--- START Recorded data ---

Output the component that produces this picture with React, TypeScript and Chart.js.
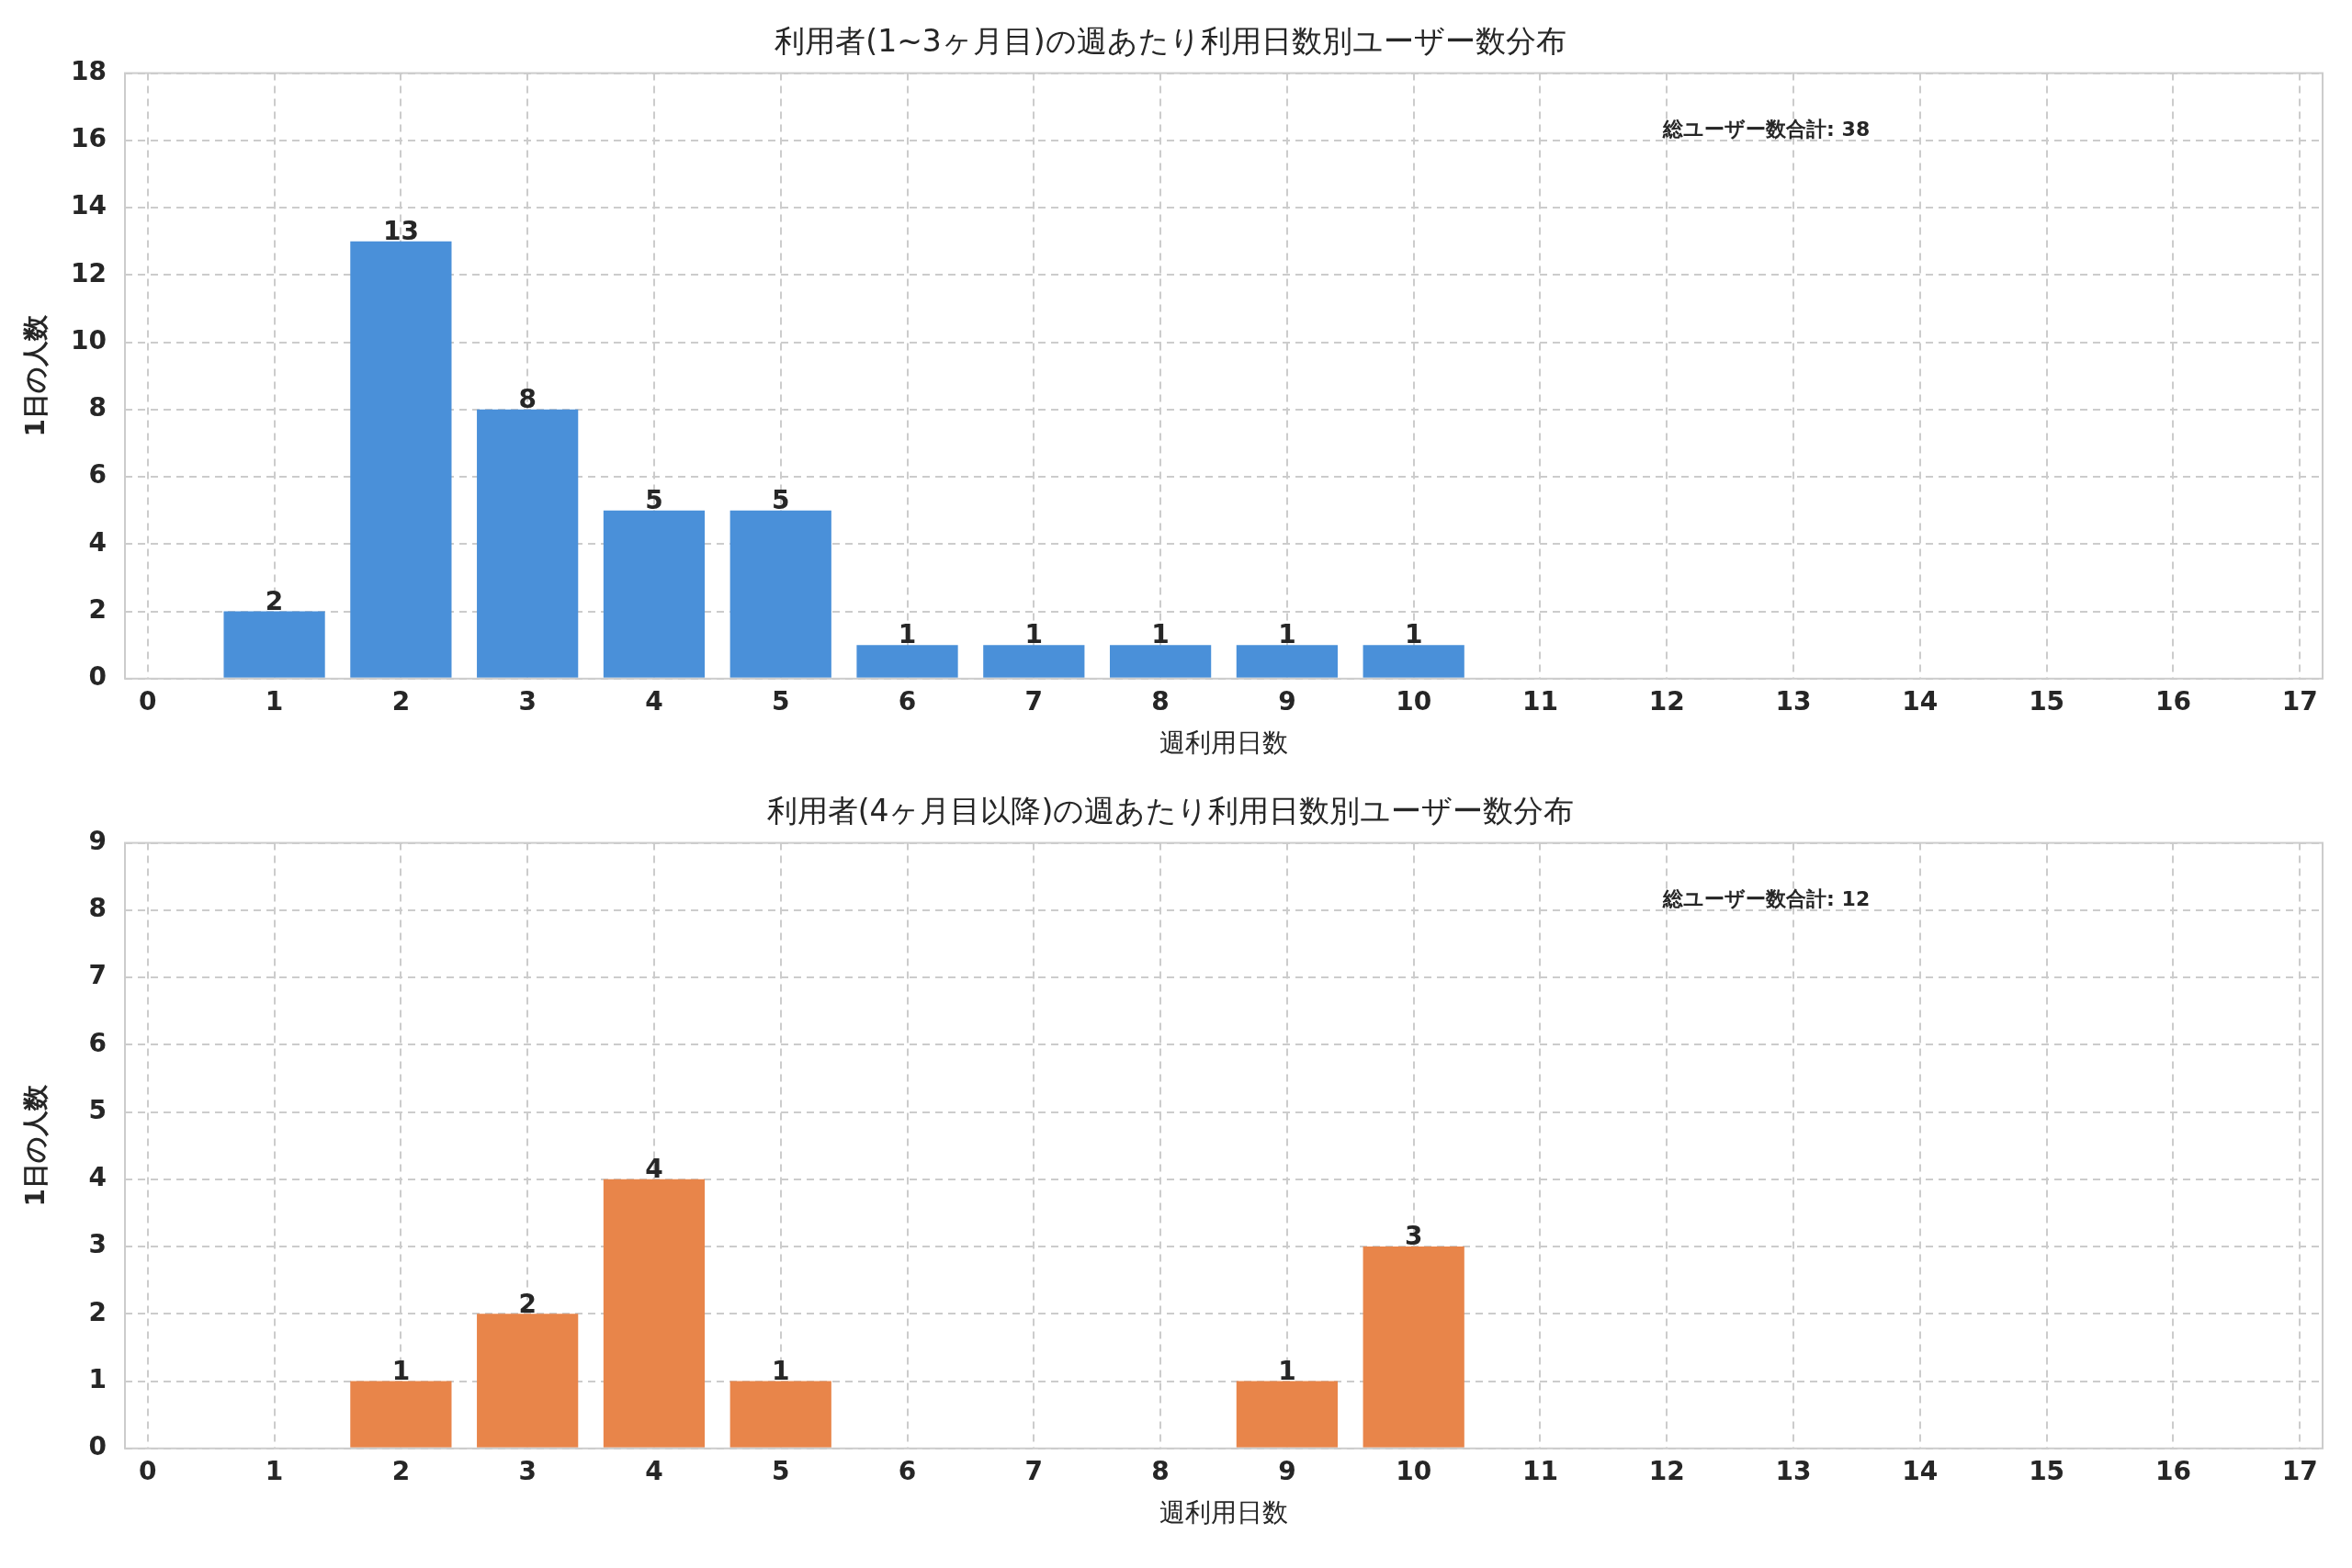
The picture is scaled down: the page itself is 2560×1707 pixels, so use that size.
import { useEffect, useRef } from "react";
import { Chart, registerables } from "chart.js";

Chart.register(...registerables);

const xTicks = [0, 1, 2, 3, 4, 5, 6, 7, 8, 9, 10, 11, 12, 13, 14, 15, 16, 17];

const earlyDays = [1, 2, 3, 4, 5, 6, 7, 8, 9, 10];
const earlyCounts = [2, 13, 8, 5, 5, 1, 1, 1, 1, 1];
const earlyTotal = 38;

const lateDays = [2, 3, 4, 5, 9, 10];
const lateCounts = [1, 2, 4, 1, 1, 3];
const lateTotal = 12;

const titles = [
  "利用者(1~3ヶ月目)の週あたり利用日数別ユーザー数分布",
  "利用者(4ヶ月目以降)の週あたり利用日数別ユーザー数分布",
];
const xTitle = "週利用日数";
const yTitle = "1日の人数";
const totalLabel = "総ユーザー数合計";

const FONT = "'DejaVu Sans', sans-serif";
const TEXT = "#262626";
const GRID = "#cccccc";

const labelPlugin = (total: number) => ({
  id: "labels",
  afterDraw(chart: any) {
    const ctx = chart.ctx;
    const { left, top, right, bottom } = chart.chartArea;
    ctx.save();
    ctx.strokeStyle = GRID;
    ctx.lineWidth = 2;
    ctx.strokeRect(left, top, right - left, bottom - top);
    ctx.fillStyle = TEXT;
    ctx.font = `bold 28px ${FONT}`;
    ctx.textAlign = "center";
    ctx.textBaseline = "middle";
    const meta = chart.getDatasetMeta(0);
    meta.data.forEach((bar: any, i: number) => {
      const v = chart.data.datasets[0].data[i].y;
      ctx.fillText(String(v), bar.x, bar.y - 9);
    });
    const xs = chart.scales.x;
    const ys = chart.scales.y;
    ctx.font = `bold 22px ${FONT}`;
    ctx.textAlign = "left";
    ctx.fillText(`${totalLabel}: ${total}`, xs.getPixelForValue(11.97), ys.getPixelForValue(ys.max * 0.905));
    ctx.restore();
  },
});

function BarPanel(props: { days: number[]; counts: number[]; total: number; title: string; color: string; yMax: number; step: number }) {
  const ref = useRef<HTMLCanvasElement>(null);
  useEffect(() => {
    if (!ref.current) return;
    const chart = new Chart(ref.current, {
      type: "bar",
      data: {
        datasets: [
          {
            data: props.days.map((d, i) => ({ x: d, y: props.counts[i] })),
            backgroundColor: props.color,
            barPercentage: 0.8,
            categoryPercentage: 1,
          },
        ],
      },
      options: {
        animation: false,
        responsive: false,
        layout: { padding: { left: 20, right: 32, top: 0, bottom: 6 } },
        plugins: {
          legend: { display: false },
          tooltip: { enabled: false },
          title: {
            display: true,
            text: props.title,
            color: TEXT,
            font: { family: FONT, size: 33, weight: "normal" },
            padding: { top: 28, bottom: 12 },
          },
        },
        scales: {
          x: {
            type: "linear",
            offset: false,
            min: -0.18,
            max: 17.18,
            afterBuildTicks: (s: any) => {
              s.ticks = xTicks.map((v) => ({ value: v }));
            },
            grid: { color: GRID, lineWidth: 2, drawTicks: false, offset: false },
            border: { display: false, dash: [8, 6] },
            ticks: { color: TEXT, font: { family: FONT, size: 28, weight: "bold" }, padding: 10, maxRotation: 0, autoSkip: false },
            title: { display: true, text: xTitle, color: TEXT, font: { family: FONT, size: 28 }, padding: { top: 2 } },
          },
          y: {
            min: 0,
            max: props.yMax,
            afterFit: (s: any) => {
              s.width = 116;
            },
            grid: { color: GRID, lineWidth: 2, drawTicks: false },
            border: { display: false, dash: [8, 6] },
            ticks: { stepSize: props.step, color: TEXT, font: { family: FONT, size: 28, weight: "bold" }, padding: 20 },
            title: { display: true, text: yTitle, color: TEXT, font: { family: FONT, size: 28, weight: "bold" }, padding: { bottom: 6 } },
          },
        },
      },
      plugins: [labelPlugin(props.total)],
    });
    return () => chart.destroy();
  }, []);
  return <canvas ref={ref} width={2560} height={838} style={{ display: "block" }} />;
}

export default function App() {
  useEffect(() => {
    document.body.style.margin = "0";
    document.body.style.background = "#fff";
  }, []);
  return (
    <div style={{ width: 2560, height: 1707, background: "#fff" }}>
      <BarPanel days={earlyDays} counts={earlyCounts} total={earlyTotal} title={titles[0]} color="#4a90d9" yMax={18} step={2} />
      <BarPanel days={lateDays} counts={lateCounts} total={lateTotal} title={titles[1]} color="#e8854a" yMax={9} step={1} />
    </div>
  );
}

--- END Recorded data ---

Set task:
Collect each line above holding the string "that".

Result of this exercise:
Output the component that produces this picture with React, TypeScript and Chart.js.
The picture is scaled down: the page itself is 2560×1707 pixels, so use that size.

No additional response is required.